I’ve been tinkering with a quick fix in GROMACS for hydrogen naming conventions, especially regarding the IUPAC standards for methylene hydrogens. I added a command-line option (--iupac) to pdb2gmx. This option ensures that when generating topologies, methylene hydrogen numbering aligns with IUPAC nomenclature, i.e. starting from HB2 instead of HB1.
It’s a very quick and simple solution that seems to work for the cases I’ve tested, but I’m cautious about potential edge cases I might not have covered. At the moment, it just checks if the hydrogen addition method from the .hdb file is type 6 (i.e. two tetrahedral hydrogens). This only requires a few changes to pdb2gmx.cpp and genhydro.cpp. While it’s not exactly super useful currently as most forcefields have already been ported to accommodate this, it could streamline future forcefield porting. Please let me know if you would like me to upload these changes somewhere. I’m interested to get your thoughts, suggestions, or any feedback if you’ve encountered similar issues or have insights into potential pitfalls with this approach.
You may want to study the file atom_nom.tbl that is part of the gromacs share/top installation. In short, there is so much history with incorrect hydrogen naming that it is probably not a good idea to “correct it”. Each force field and software has its own version of hydrogen naming and it would not be a good idea to change e.g. the names of H atoms in Amber or Charmm because a lot of downstream software may break, e.g. VMD, Chimera, you name it.

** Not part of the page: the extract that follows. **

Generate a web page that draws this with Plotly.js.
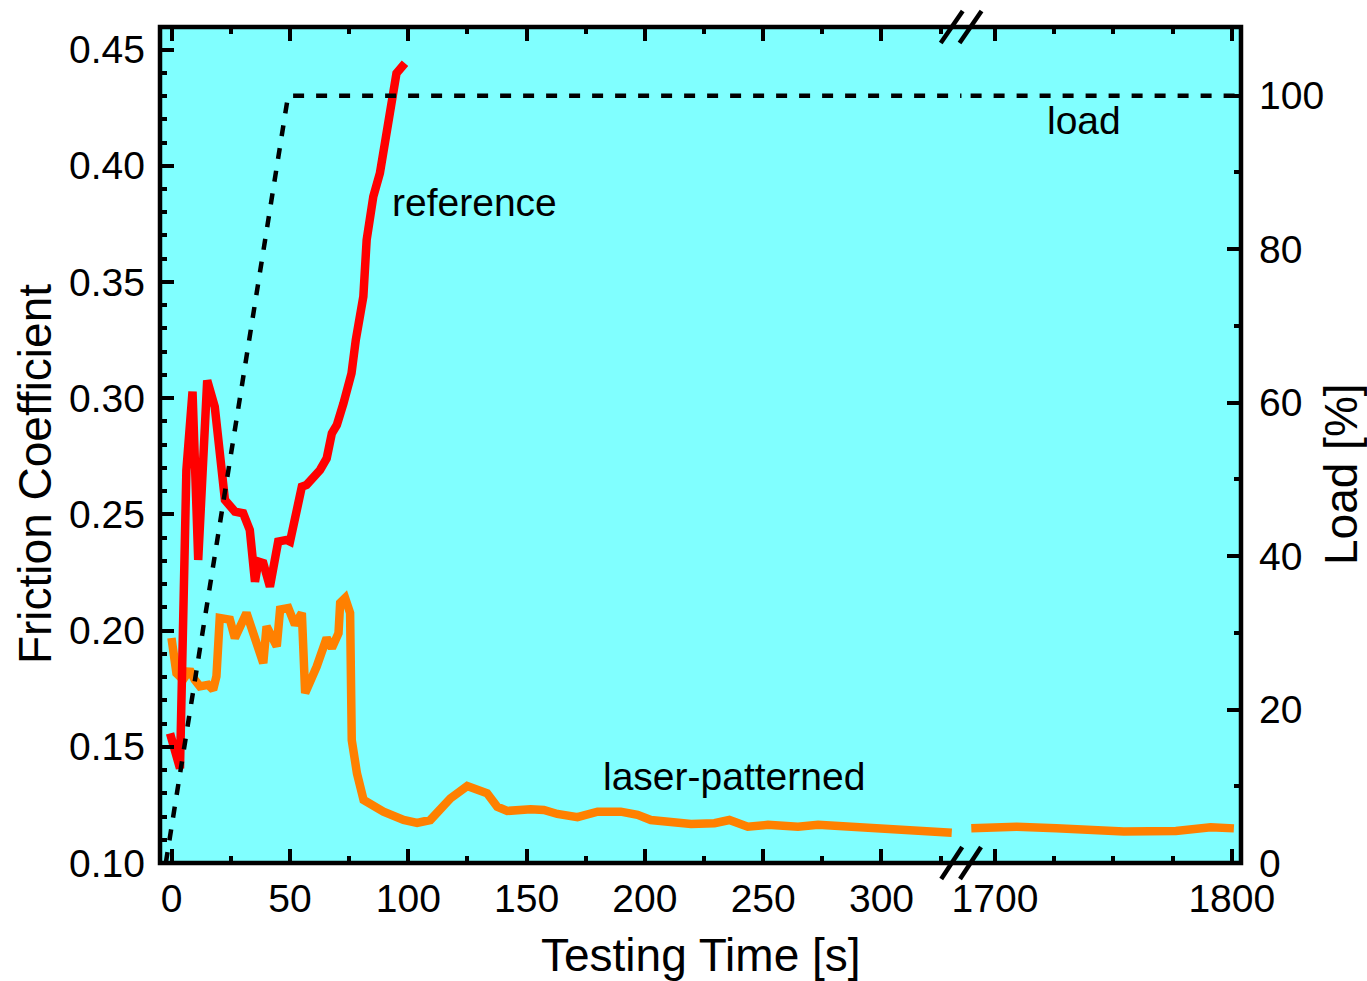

I’m not sure if I understand what you are trying to say. I have read through the atom_nom.tbl and it includes information for MSI, XPLOR and GROMACS only. The idea I’m proposing is to add an additional option to pdb2gmx to allow force fields with nomenclature aligning with PDB/IUPAC standards. This will allow easier force field conversion between programs such as AMBER. Below is an excerpt of the nomenclature for ARG in AMBER for the ff19SB. You will see that methylene hydrogens are named as HB2 and HB3 rather than HB1 and HB2. Currently GROMACS does not allow for this nomenclature due to the way genhydro.cpp works. The merge request I’ve submitted adds an option to pdb2gmx which allows for this naming convention but maintains functionality for all GROMACS current force fields.

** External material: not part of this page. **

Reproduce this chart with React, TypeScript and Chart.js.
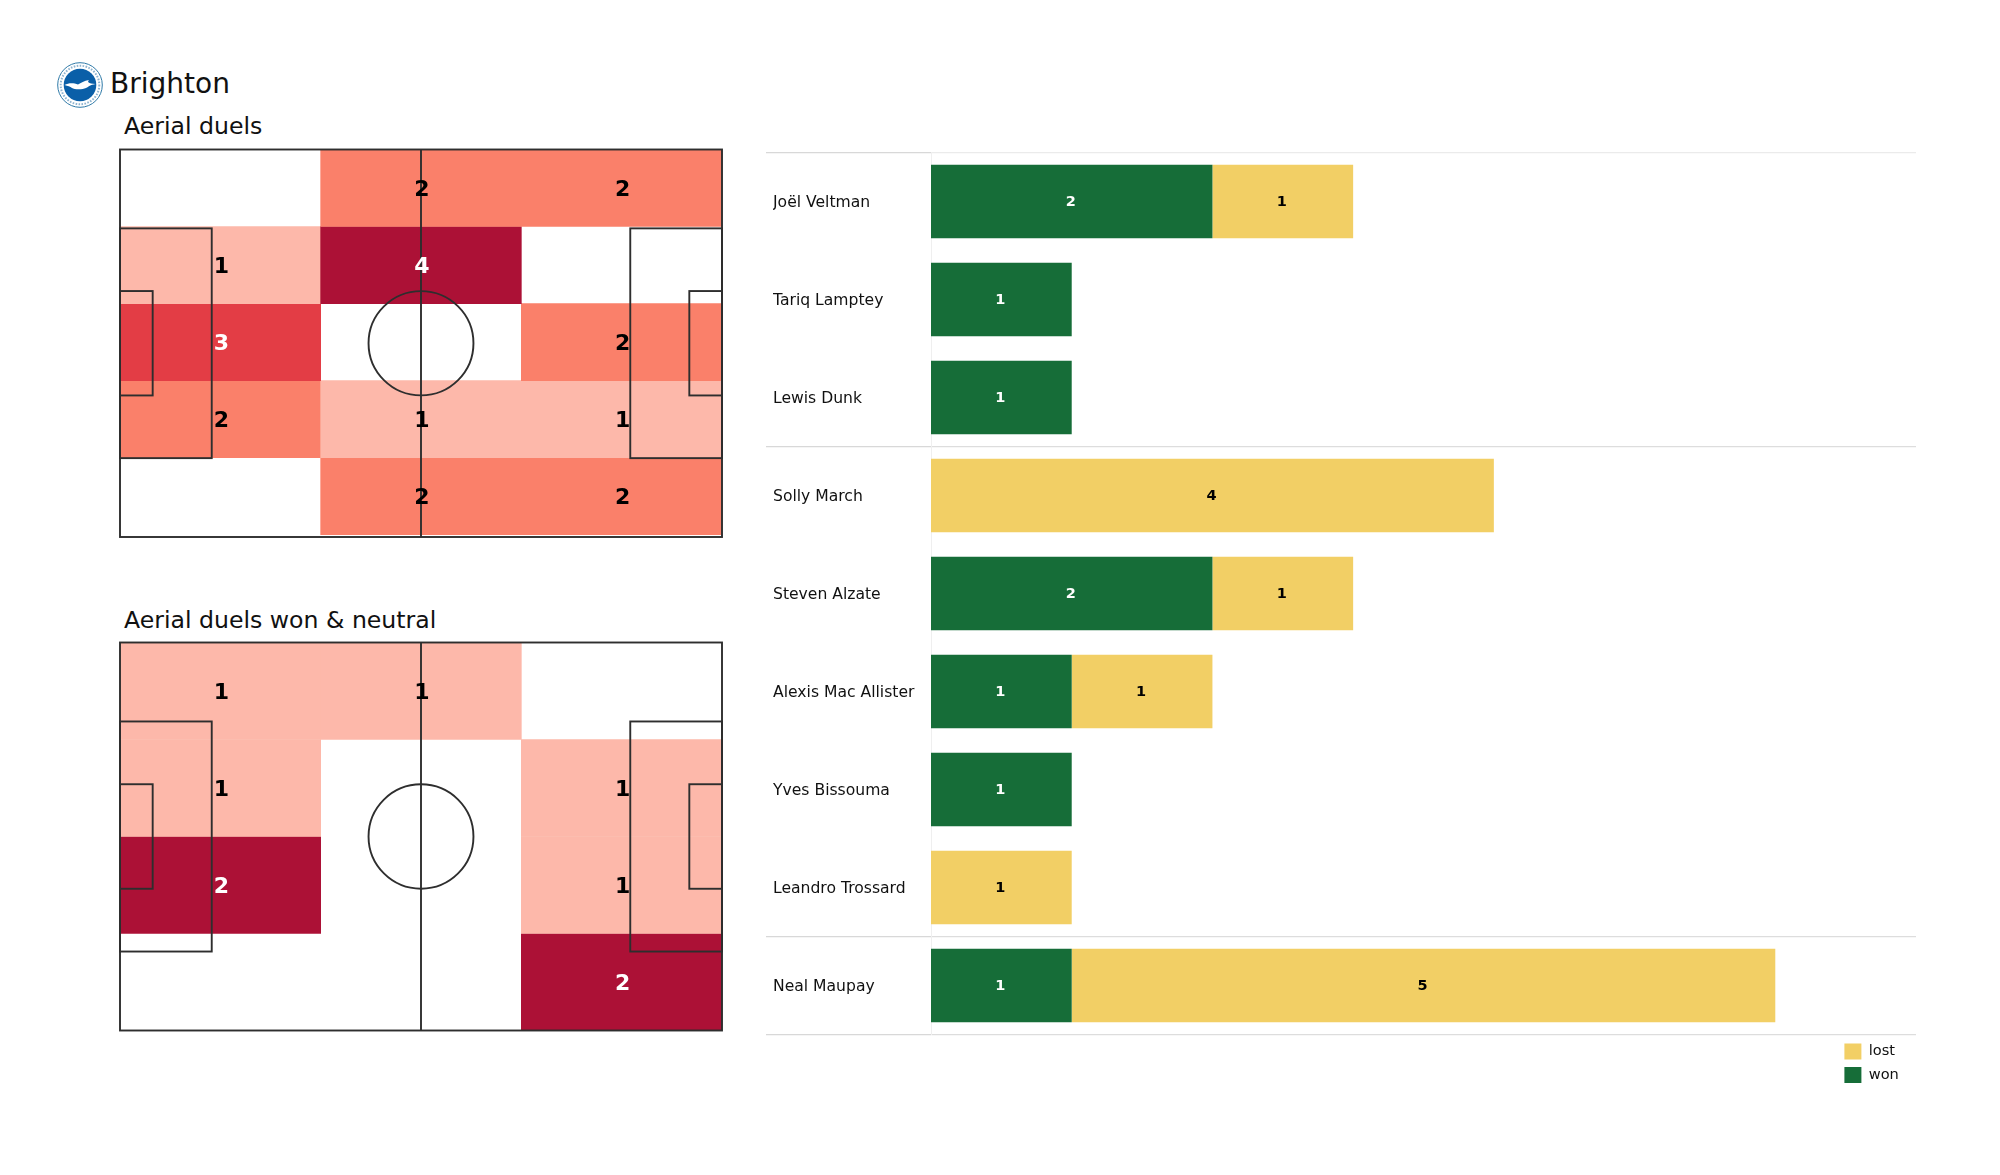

Sure I’m aware of these discrepancies. Just saying that if you change the names from the force field names to the official IUPAC names it may break codes outside GROMACS. There may be occasions when people want to move between softwares.
In summary, it sounds like a support nightmare. At the very least your code should be allowed to convert back to Amber or Charmm notation I would say.
Anyway, I will not engage in commenting the patch so you are welcome to ignore my opinion.